> Goal
Would you write out the listing verbatim and skip every picture in it?

> Data excerpt
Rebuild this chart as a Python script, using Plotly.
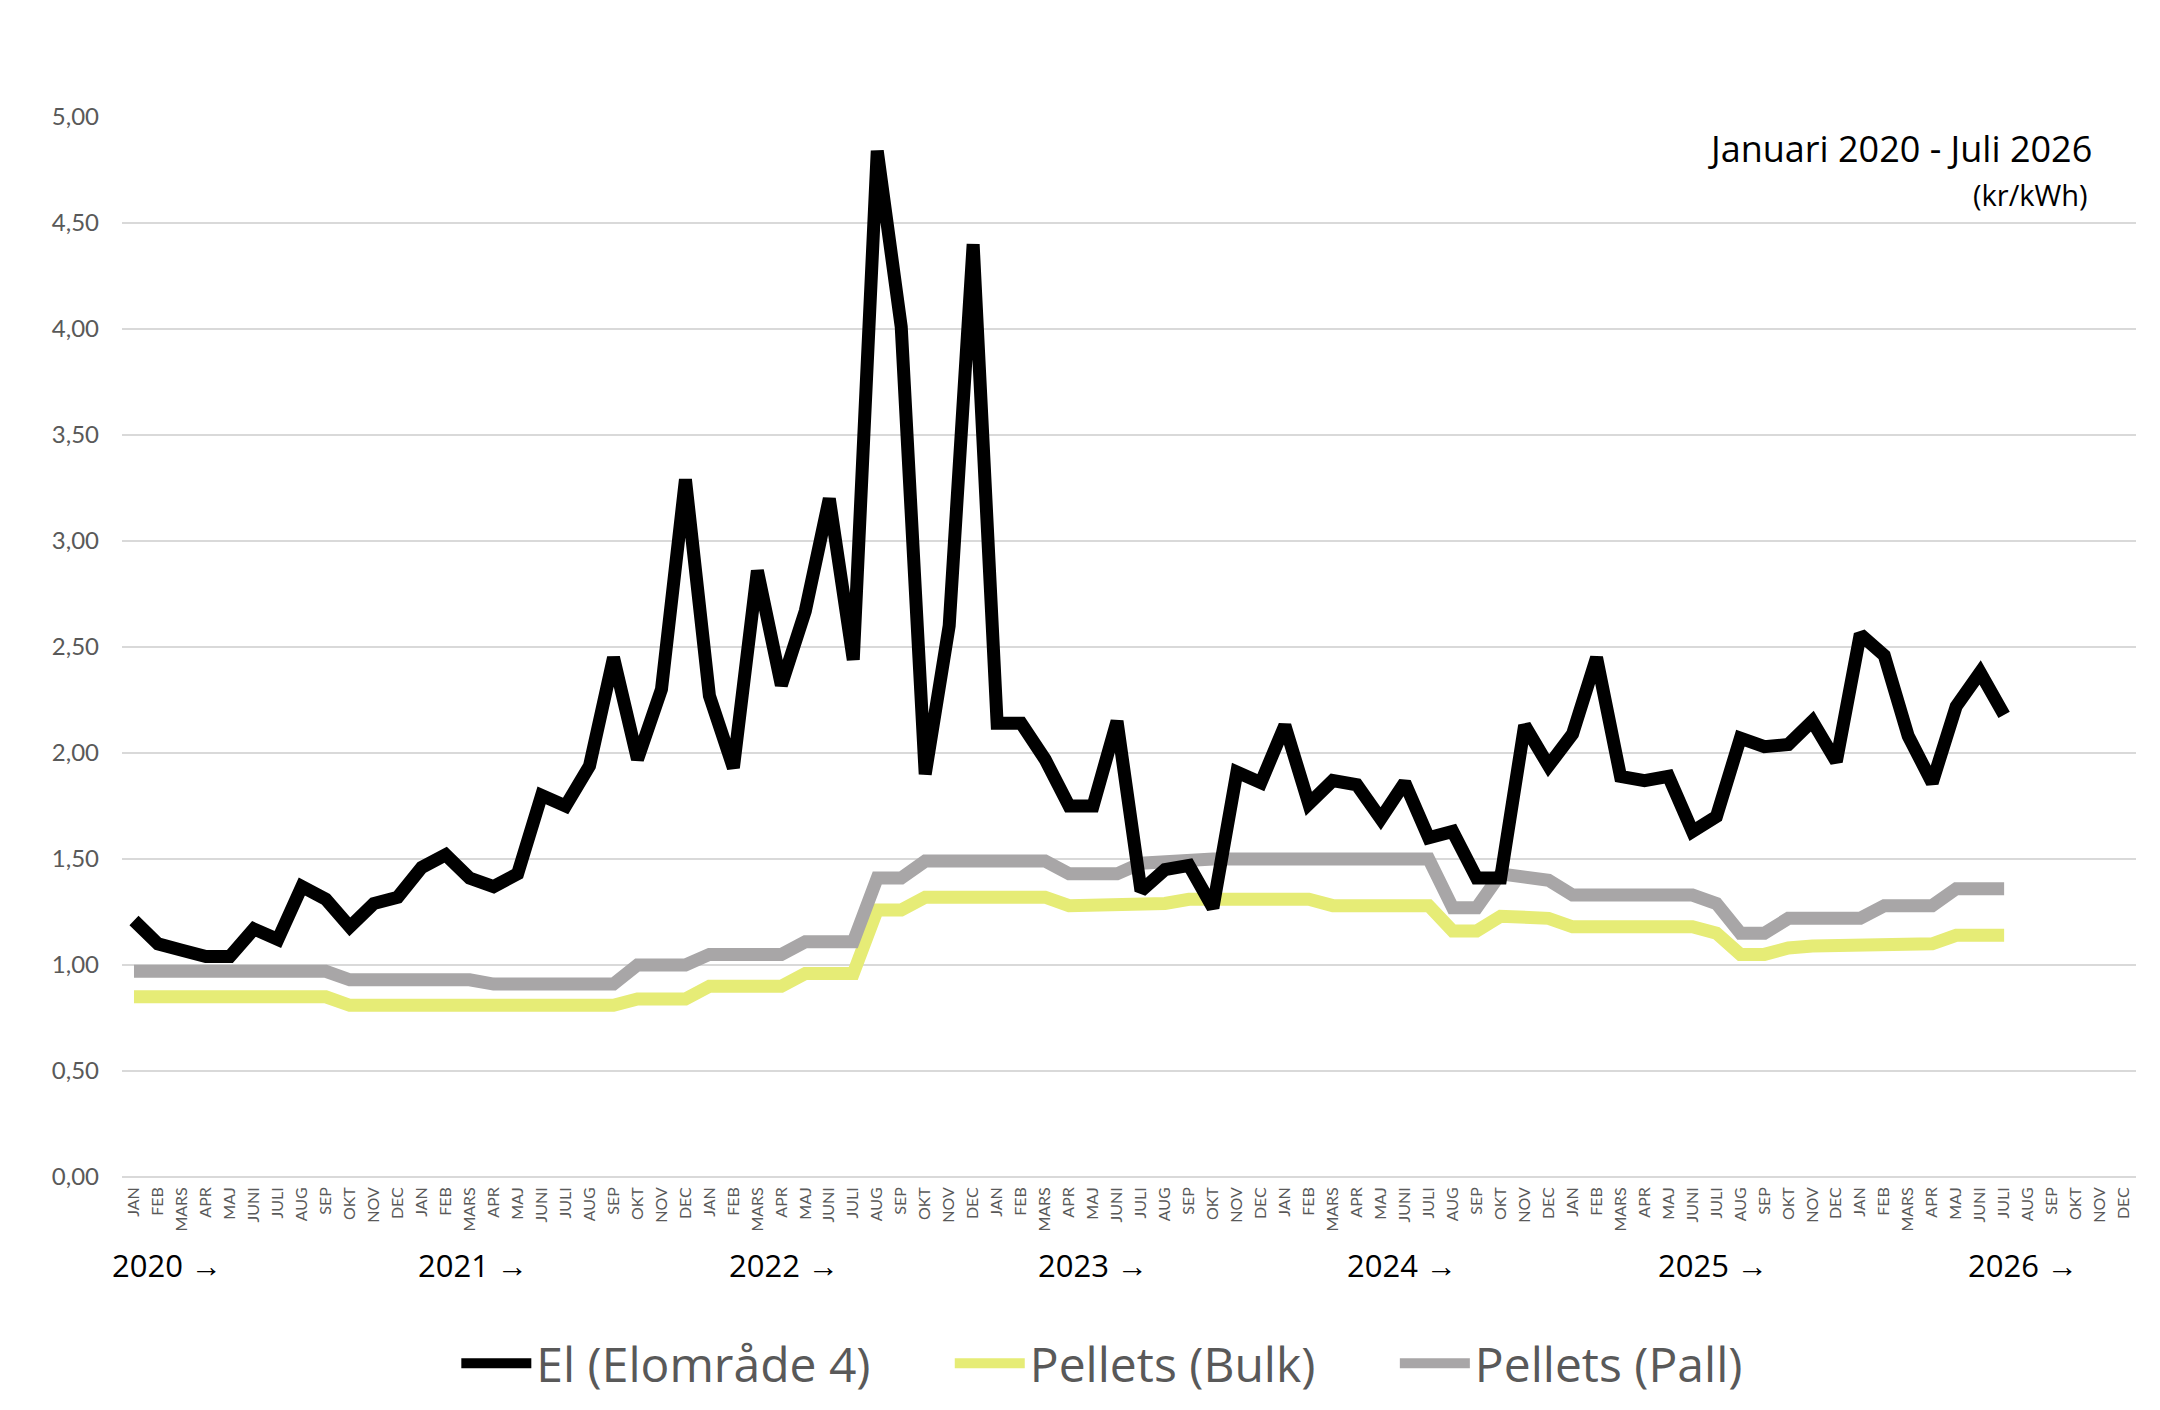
import plotly.graph_objects as go

# Month labels on the x axis (Swedish abbreviations), years shown below them
MONTHS = ["JAN", "FEB", "MARS", "APR", "MAJ", "JUNI", "JULI", "AUG", "SEP", "OKT", "NOV", "DEC"]
YEARS = ["2020", "2021", "2022", "2023", "2024", "2025", "2026"]

# kr/kWh, monthly from Jan 2020 to Jul 2026
EL_SE4 = [
    1.21, 1.10, 1.07, 1.04, 1.04, 1.17, 1.12, 1.37, 1.31, 1.18, 1.29, 1.32,
    1.46, 1.52, 1.41, 1.37, 1.43, 1.80, 1.75, 1.94, 2.45, 1.97, 2.30, 3.29,
    2.27, 1.93, 2.86, 2.32, 2.67, 3.20, 2.44, 4.84, 4.01, 1.90, 2.60, 4.40,
    2.14, 2.14, 1.97, 1.75, 1.75, 2.15, 1.35, 1.45, 1.47, 1.27, 1.91, 1.86,
    2.13, 1.76, 1.87, 1.85, 1.69, 1.86, 1.60, 1.63, 1.41, 1.41, 2.13, 1.94,
    2.09, 2.45, 1.89, 1.87, 1.89, 1.63, 1.70, 2.07, 2.03, 2.04, 2.15, 1.96,
    2.56, 2.46, 2.08, 1.86, 2.22, 2.38, 2.18,
]
PELLETS_BULK = [
    0.85, 0.85, 0.85, 0.85, 0.85, 0.85, 0.85, 0.85, 0.85, 0.81, 0.81, 0.81,
    0.81, 0.81, 0.81, 0.81, 0.81, 0.81, 0.81, 0.81, 0.81, 0.84, 0.84, 0.84,
    0.90, 0.90, 0.90, 0.90, 0.96, 0.96, 0.96, 1.26, 1.26, 1.32, 1.32, 1.32,
    1.32, 1.32, 1.32, 1.28, 1.28, 1.28, 1.28, 1.29, 1.31, 1.31, 1.31, 1.31,
    1.31, 1.31, 1.28, 1.28, 1.28, 1.28, 1.28, 1.16, 1.16, 1.23, 1.22, 1.22,
    1.18, 1.18, 1.18, 1.18, 1.18, 1.18, 1.15, 1.05, 1.05, 1.08, 1.09, 1.09,
    1.09, 1.10, 1.10, 1.10, 1.14, 1.14, 1.14,
]
PELLETS_PALL = [
    0.97, 0.97, 0.97, 0.97, 0.97, 0.97, 0.97, 0.97, 0.97, 0.93, 0.93, 0.93,
    0.93, 0.93, 0.93, 0.91, 0.91, 0.91, 0.91, 0.91, 0.91, 1.00, 1.00, 1.00,
    1.05, 1.05, 1.05, 1.05, 1.11, 1.11, 1.11, 1.41, 1.41, 1.49, 1.49, 1.49,
    1.49, 1.49, 1.49, 1.43, 1.43, 1.43, 1.48, 1.49, 1.50, 1.50, 1.50, 1.50,
    1.50, 1.50, 1.50, 1.50, 1.50, 1.50, 1.50, 1.27, 1.27, 1.43, 1.41, 1.40,
    1.33, 1.33, 1.33, 1.33, 1.33, 1.33, 1.29, 1.15, 1.15, 1.22, 1.22, 1.22,
    1.22, 1.28, 1.28, 1.28, 1.36, 1.36, 1.36,
]

# one category per month, the axis runs to Dec 2026
categories = [f"{m} {y}" for y in YEARS for m in MONTHS]
tick_text = [m for _ in YEARS for m in MONTHS]

TICK_FONT = "Lato"
TEXT_FONT = "Open Sans"
GREY_TEXT = "#595959"

fig = go.Figure()
fig.add_trace(go.Scatter(
    x=categories[:len(PELLETS_BULK)], y=PELLETS_BULK, mode="lines",
    name="Pellets (Bulk)", legend="legend2",
    line=dict(color="#E6EC76", width=13),
))
fig.add_trace(go.Scatter(
    x=categories[:len(PELLETS_PALL)], y=PELLETS_PALL, mode="lines",
    name="Pellets (Pall)", legend="legend3",
    line=dict(color="#A8A6A7", width=13),
))
fig.add_trace(go.Scatter(
    x=categories[:len(EL_SE4)], y=EL_SE4, mode="lines",
    name="El (Elområde 4)", legend="legend",
    line=dict(color="#000000", width=13),
))

# year markers under the month labels
year_x = [-0.006, 0.1459, 0.3002, 0.4536, 0.6074, 0.7618, 0.9156]
annotations = [
    dict(text=f"{y} →", x=px_, y=-0.083, xref="paper", yref="paper",
         xanchor="left", yanchor="middle", showarrow=False,
         font=dict(family=TEXT_FONT, size=31, color="#000000", weight=500))
    for y, px_ in zip(YEARS, year_x)
]
annotations += [
    dict(text="Januari 2020 - Juli 2026", x=0.979, y=0.97, xref="paper", yref="paper",
         xanchor="right", yanchor="middle", showarrow=False,
         font=dict(family=TEXT_FONT, size=36, color="#000000", weight=500)),
    dict(text="(kr/kWh)", x=0.977, y=0.927, xref="paper", yref="paper",
         xanchor="right", yanchor="middle", showarrow=False,
         font=dict(family=TEXT_FONT, size=29, color="#000000")),
]


def legend_box(x):
    return dict(
        orientation="h", x=x, xanchor="left", y=-0.176, yanchor="middle",
        bgcolor="rgba(0,0,0,0)",
        font=dict(family=TEXT_FONT, size=48, color=GREY_TEXT),
        itemwidth=70,
    )


# the page adds an 8px body margin, so the figure is 16px smaller than the window
fig.update_layout(
    width=2144,
    height=1394,
    margin=dict(l=114, r=16, t=109, b=225, autoexpand=False),
    paper_bgcolor="white",
    plot_bgcolor="white",
    separators=",.",
    font=dict(family=TICK_FONT, color=GREY_TEXT),
    showlegend=True,
    legend=legend_box(0.166),
    legend2=legend_box(0.411),
    legend3=legend_box(0.632),
    annotations=annotations,
    xaxis=dict(
        type="category",
        categoryorder="array",
        categoryarray=categories,
        range=[-0.5, len(categories) - 0.5],
        tickmode="array",
        tickvals=categories,
        ticktext=tick_text,
        tickangle=-90,
        tickfont=dict(family=TICK_FONT, size=16, color=GREY_TEXT),
        showgrid=False,
        showline=False,
        ticks="",
        ticklabelstandoff=6,
    ),
    yaxis=dict(
        range=[0, 5],
        dtick=0.5,
        tickformat=".2f",
        tickfont=dict(family=TICK_FONT, size=24, color=GREY_TEXT),
        gridcolor="#D9D9D9",
        gridwidth=2,
        zeroline=True,
        zerolinecolor="#D9D9D9",
        zerolinewidth=2,
        showline=False,
        ticklabelstandoff=22,
    ),
)

fig.write_html("out.html")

> Exercise answer
Rebuild this chart as a Python script, using Plotly.
import plotly.graph_objects as go

# Month labels on the x axis (Swedish abbreviations), years shown below them
MONTHS = ["JAN", "FEB", "MARS", "APR", "MAJ", "JUNI", "JULI", "AUG", "SEP", "OKT", "NOV", "DEC"]
YEARS = ["2020", "2021", "2022", "2023", "2024", "2025", "2026"]

# kr/kWh, monthly from Jan 2020 to Jul 2026
EL_SE4 = [
    1.21, 1.10, 1.07, 1.04, 1.04, 1.17, 1.12, 1.37, 1.31, 1.18, 1.29, 1.32,
    1.46, 1.52, 1.41, 1.37, 1.43, 1.80, 1.75, 1.94, 2.45, 1.97, 2.30, 3.29,
    2.27, 1.93, 2.86, 2.32, 2.67, 3.20, 2.44, 4.84, 4.01, 1.90, 2.60, 4.40,
    2.14, 2.14, 1.97, 1.75, 1.75, 2.15, 1.35, 1.45, 1.47, 1.27, 1.91, 1.86,
    2.13, 1.76, 1.87, 1.85, 1.69, 1.86, 1.60, 1.63, 1.41, 1.41, 2.13, 1.94,
    2.09, 2.45, 1.89, 1.87, 1.89, 1.63, 1.70, 2.07, 2.03, 2.04, 2.15, 1.96,
    2.56, 2.46, 2.08, 1.86, 2.22, 2.38, 2.18,
]
PELLETS_BULK = [
    0.85, 0.85, 0.85, 0.85, 0.85, 0.85, 0.85, 0.85, 0.85, 0.81, 0.81, 0.81,
    0.81, 0.81, 0.81, 0.81, 0.81, 0.81, 0.81, 0.81, 0.81, 0.84, 0.84, 0.84,
    0.90, 0.90, 0.90, 0.90, 0.96, 0.96, 0.96, 1.26, 1.26, 1.32, 1.32, 1.32,
    1.32, 1.32, 1.32, 1.28, 1.28, 1.28, 1.28, 1.29, 1.31, 1.31, 1.31, 1.31,
    1.31, 1.31, 1.28, 1.28, 1.28, 1.28, 1.28, 1.16, 1.16, 1.23, 1.22, 1.22,
    1.18, 1.18, 1.18, 1.18, 1.18, 1.18, 1.15, 1.05, 1.05, 1.08, 1.09, 1.09,
    1.09, 1.10, 1.10, 1.10, 1.14, 1.14, 1.14,
]
PELLETS_PALL = [
    0.97, 0.97, 0.97, 0.97, 0.97, 0.97, 0.97, 0.97, 0.97, 0.93, 0.93, 0.93,
    0.93, 0.93, 0.93, 0.91, 0.91, 0.91, 0.91, 0.91, 0.91, 1.00, 1.00, 1.00,
    1.05, 1.05, 1.05, 1.05, 1.11, 1.11, 1.11, 1.41, 1.41, 1.49, 1.49, 1.49,
    1.49, 1.49, 1.49, 1.43, 1.43, 1.43, 1.48, 1.49, 1.50, 1.50, 1.50, 1.50,
    1.50, 1.50, 1.50, 1.50, 1.50, 1.50, 1.50, 1.27, 1.27, 1.43, 1.41, 1.40,
    1.33, 1.33, 1.33, 1.33, 1.33, 1.33, 1.29, 1.15, 1.15, 1.22, 1.22, 1.22,
    1.22, 1.28, 1.28, 1.28, 1.36, 1.36, 1.36,
]

# one category per month, the axis runs to Dec 2026
categories = [f"{m} {y}" for y in YEARS for m in MONTHS]
tick_text = [m for _ in YEARS for m in MONTHS]

TICK_FONT = "Lato"
TEXT_FONT = "Open Sans"
GREY_TEXT = "#595959"

fig = go.Figure()
fig.add_trace(go.Scatter(
    x=categories[:len(PELLETS_BULK)], y=PELLETS_BULK, mode="lines",
    name="Pellets (Bulk)", legend="legend2",
    line=dict(color="#E6EC76", width=13),
))
fig.add_trace(go.Scatter(
    x=categories[:len(PELLETS_PALL)], y=PELLETS_PALL, mode="lines",
    name="Pellets (Pall)", legend="legend3",
    line=dict(color="#A8A6A7", width=13),
))
fig.add_trace(go.Scatter(
    x=categories[:len(EL_SE4)], y=EL_SE4, mode="lines",
    name="El (Elområde 4)", legend="legend",
    line=dict(color="#000000", width=13),
))

# year markers under the month labels
year_x = [-0.006, 0.1459, 0.3002, 0.4536, 0.6074, 0.7618, 0.9156]
annotations = [
    dict(text=f"{y} →", x=px_, y=-0.083, xref="paper", yref="paper",
         xanchor="left", yanchor="middle", showarrow=False,
         font=dict(family=TEXT_FONT, size=31, color="#000000", weight=500))
    for y, px_ in zip(YEARS, year_x)
]
annotations += [
    dict(text="Januari 2020 - Juli 2026", x=0.979, y=0.97, xref="paper", yref="paper",
         xanchor="right", yanchor="middle", showarrow=False,
         font=dict(family=TEXT_FONT, size=36, color="#000000", weight=500)),
    dict(text="(kr/kWh)", x=0.977, y=0.927, xref="paper", yref="paper",
         xanchor="right", yanchor="middle", showarrow=False,
         font=dict(family=TEXT_FONT, size=29, color="#000000")),
]


def legend_box(x):
    return dict(
        orientation="h", x=x, xanchor="left", y=-0.176, yanchor="middle",
        bgcolor="rgba(0,0,0,0)",
        font=dict(family=TEXT_FONT, size=48, color=GREY_TEXT),
        itemwidth=70,
    )


# the page adds an 8px body margin, so the figure is 16px smaller than the window
fig.update_layout(
    width=2144,
    height=1394,
    margin=dict(l=114, r=16, t=109, b=225, autoexpand=False),
    paper_bgcolor="white",
    plot_bgcolor="white",
    separators=",.",
    font=dict(family=TICK_FONT, color=GREY_TEXT),
    showlegend=True,
    legend=legend_box(0.166),
    legend2=legend_box(0.411),
    legend3=legend_box(0.632),
    annotations=annotations,
    xaxis=dict(
        type="category",
        categoryorder="array",
        categoryarray=categories,
        range=[-0.5, len(categories) - 0.5],
        tickmode="array",
        tickvals=categories,
        ticktext=tick_text,
        tickangle=-90,
        tickfont=dict(family=TICK_FONT, size=16, color=GREY_TEXT),
        showgrid=False,
        showline=False,
        ticks="",
        ticklabelstandoff=6,
    ),
    yaxis=dict(
        range=[0, 5],
        dtick=0.5,
        tickformat=".2f",
        tickfont=dict(family=TICK_FONT, size=24, color=GREY_TEXT),
        gridcolor="#D9D9D9",
        gridwidth=2,
        zeroline=True,
        zerolinecolor="#D9D9D9",
        zerolinewidth=2,
        showline=False,
        ticklabelstandoff=22,
    ),
)

fig.write_html("out.html")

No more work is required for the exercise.